Gibt es das denn noch: »deutsche« Häfen? Gar eine »deutsche Seeschifffahrt«? Wer sich in den Häfen umsieht, weiß, dass das eine Chimäre ist. Längst ist die deutsche Flagge am Heck zur Ausnahme geworden, und wenn sie weht, dann ist es die des Internationalen Schiffsregisters. Ausflaggungen, Billigflaggen, Fremdflaggen gehören zum Alltag. Wer – wie die Gewerkschaft ÖTV in den 80ern – heute für eine deutsche Staatsreederei eintritt, würde des Kommunismus verdächtigt. Stattdessen hat die chinesische Staatsreederei, die in Hamburg einen Anteil an einem Terminal erwerben will, 2017 den ganzen Hafen von Piräus gekauft – und zwar zur vollen Zufriedenheit der Regierung in Athen und der griechischen Maritimwirtschaft. Dem krisengeschüttelten Land kam das chinesische Unternehmen zu Hilfe. Heute wird Piräus als der »Kopf des Drachens« auf der Neuen Seidenstraße bezeichnet.

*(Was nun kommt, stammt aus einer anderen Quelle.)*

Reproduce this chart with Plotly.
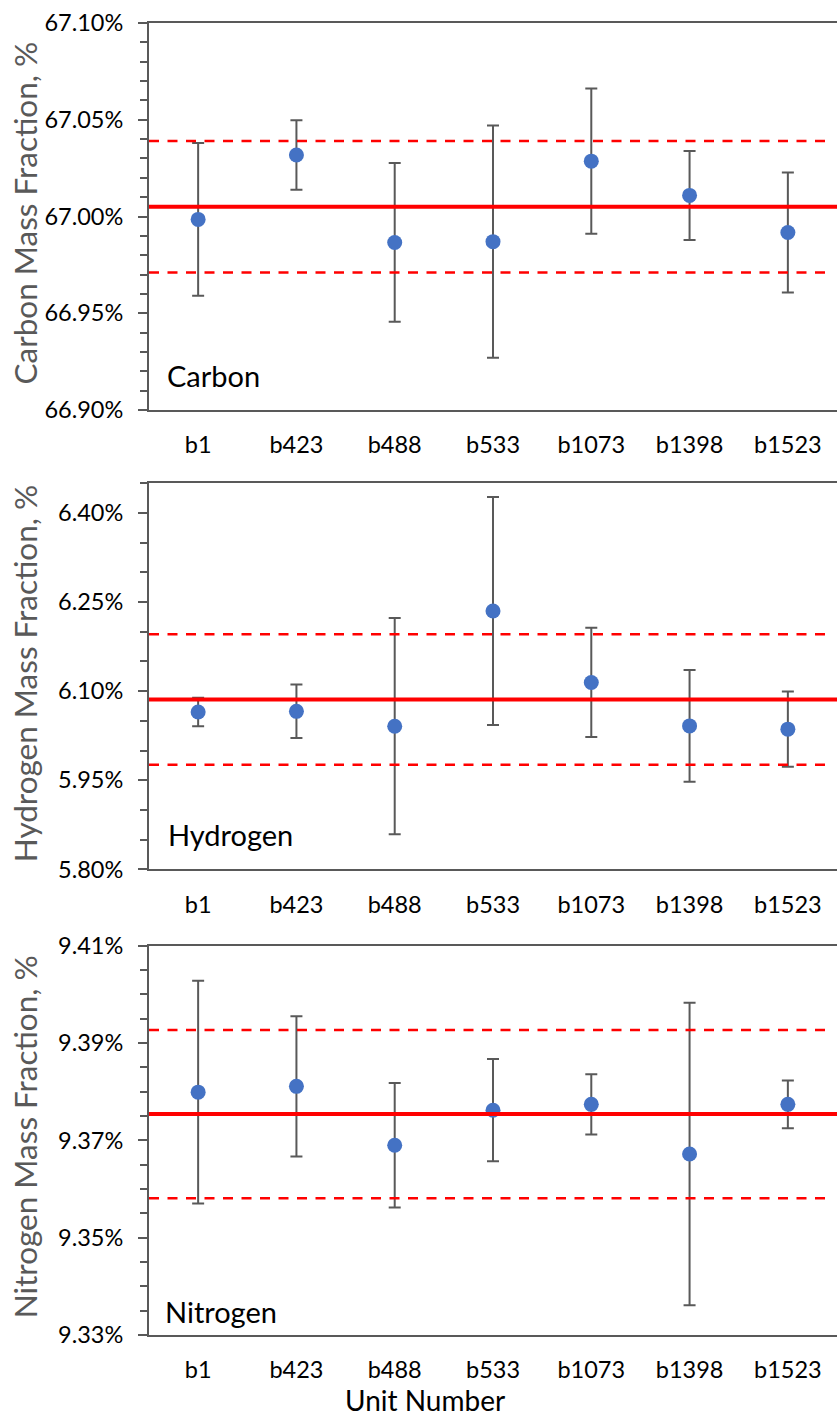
import plotly.graph_objects as go

# ---------------- data ----------------
units = ["b1", "b423", "b488", "b533", "b1073", "b1398", "b1523"]

carbon_value = [66.9985, 67.0318, 66.9866, 66.9870, 67.0286, 67.0109, 66.9917]
carbon_err = [0.0395, 0.0180, 0.0410, 0.0600, 0.0375, 0.0230, 0.0310]
carbon_ref = 67.005
carbon_band = 0.034

hydrogen_value = [6.065, 6.066, 6.041, 6.235, 6.1146, 6.0415, 6.036]
hydrogen_err = [0.024, 0.045, 0.182, 0.192, 0.092, 0.094, 0.0635]
hydrogen_ref = 6.086
hydrogen_band = 0.110

nitrogen_value = [9.3799, 9.3811, 9.3690, 9.3762, 9.3774, 9.3672, 9.3774]
nitrogen_err = [0.0229, 0.0144, 0.0128, 0.0105, 0.0062, 0.0311, 0.0049]
nitrogen_ref = 9.3754
nitrogen_band = 0.0173

panel_names = ["Carbon", "Hydrogen", "Nitrogen"]
y_titles = ["Carbon Mass Fraction, %", "Hydrogen Mass Fraction, %", "Nitrogen Mass Fraction, %"]
y_ranges = [[66.90, 67.10], [5.80, 6.45], [9.33, 9.41]]
y_dticks = [0.05, 0.15, 0.02]
y_minor = [0.01, 0.05, 0.005]
x_title = "Unit Number"

# ---------------- layout geometry ----------------
W, H = 837, 1418
L, R, T, B = 149, 0, 23, 83
PW, PH = W - L - R, H - T - B

def py(p):  # pixel y -> paper y
    return (H - B - p) / PH

def px(p):  # pixel x -> paper x
    return (p - L) / PW

panel_px = [(23, 410), (483.3, 869.3), (945.7, 1335)]
domains = [[py(b), py(t)] for t, b in panel_px]

FONT = "Lato"
AX = "#595959"
RED = "#FF0000"
BLUE = "#4472C4"

series = [
    (carbon_value, carbon_err, carbon_ref, carbon_band),
    (hydrogen_value, hydrogen_err, hydrogen_ref, hydrogen_band),
    (nitrogen_value, nitrogen_err, nitrogen_ref, nitrogen_band),
]

fig = go.Figure()
layout = {}
for i, (vals, errs, ref, band) in enumerate(series):
    n = "" if i == 0 else str(i + 1)
    fig.add_trace(go.Scatter(
        x=units, y=vals, mode="markers",
        marker=dict(color=BLUE, size=15),
        error_y=dict(type="data", array=errs, visible=True, color=AX, thickness=2, width=6),
        xaxis="x" + n, yaxis="y" + n, showlegend=False,
    ))
    # reference line and band
    fig.add_shape(type="line", xref="x" + n + " domain", yref="y" + n,
                  x0=0, x1=1, y0=ref, y1=ref, line=dict(color=RED, width=4), layer="above")
    for s in (1, -1):
        yv = ref + s * band
        fig.add_shape(type="line", xref="x" + n + " domain", yref="y" + n,
                      x0=0, x1=0.99, y0=yv, y1=yv,
                      line=dict(color=RED, width=2.5, dash="10px,8.5px"), layer="above")

    layout["xaxis" + n] = dict(
        domain=[0, 1], anchor="y" + n, type="category", range=[-0.5, 6.5],
        showline=True, mirror=True, linecolor=AX, linewidth=2,
        ticks="", showgrid=False, zeroline=False,
        tickfont=dict(family=FONT, size=23.5, color="black"),
        ticklabelstandoff=13,
    )
    layout["yaxis" + n] = dict(
        domain=domains[i], anchor="x" + n, range=y_ranges[i],
        tick0=y_ranges[i][0], dtick=y_dticks[i], tickformat=".2f", ticksuffix="%",
        showline=True, linecolor=AX, linewidth=2,
        ticks="outside", ticklen=9, tickwidth=2, tickcolor=AX,
        minor=dict(ticks="outside", ticklen=7, tickwidth=2, tickcolor=AX,
                   tick0=y_ranges[i][0], dtick=y_minor[i]),
        showgrid=False, zeroline=False,
        tickfont=dict(family=FONT, size=23.5, color="black"),
        ticklabelstandoff=10,
    )

annotations = []
label_pos = [(165, 375), (166, 834), (163, 1311)]
for i in range(3):
    t, b = panel_px[i]
    annotations.append(dict(
        text=y_titles[i], textangle=-90, xref="paper", yref="paper",
        x=px(25), y=py((t + b) / 2 - 3), xanchor="center", yanchor="middle",
        showarrow=False, font=dict(family=FONT, size=31.5, color=AX)))
    lx, ly = label_pos[i]
    annotations.append(dict(
        text=panel_names[i], xref="paper", yref="paper",
        x=px(lx), y=py(ly), xanchor="left", yanchor="middle",
        showarrow=False, font=dict(family=FONT, size=29, color="black")))
annotations.append(dict(
    text=x_title, xref="paper", yref="paper", x=px(425), y=py(1400),
    xanchor="center", yanchor="middle", showarrow=False, borderpad=0,
    font=dict(family=FONT, size=28, color="black")))

fig.update_layout(
    width=W, height=H,
    margin=dict(l=L, r=R, t=T, b=B, pad=0),
    paper_bgcolor="white", plot_bgcolor="white",
    annotations=annotations,
    **layout,
)

fig.write_html("out.html")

Der Hamburger Hafen- und Lagerhausgesellschaft würden in China strategische Vorteile durch eine Beteiligung von Corso erwachsen. Was wäre die Alternative? Hat die Politik einen anderen Investor an der Hand? Vielleicht eine Staatsreederei aus Deutschland? Die müsste erst gegründet werden, und das würde eine grundlegend andere Wirtschaftspolitik verlangen. Die will offenbar niemand. So richten die Grünen mit ihrer Politik des Tretens gegen das chinesische Schienbein möglicherweise unübersehbaren Schaden an. VW plant Milliarden-Investitionen beim autonomen Fahren in China. China könnte diese Investitionen auch durch Konkurrenten der deutschen Auto-Industrie besorgen lassen.
Was also bringt das effektheischende Troublemaking gegen China? Eine politische Strategie ist es nicht. Der Kanzler wird vielleicht eine Sicherung gegen den Zugang von Cosco zu angeblich sensiblen Daten einbauen (obwohl der Investor über den Aufsichtsrat und seine Auskunftsrechte einen Zugang haben wird), und es wird wieder Ruhe einkehren im Hamburger Hafen.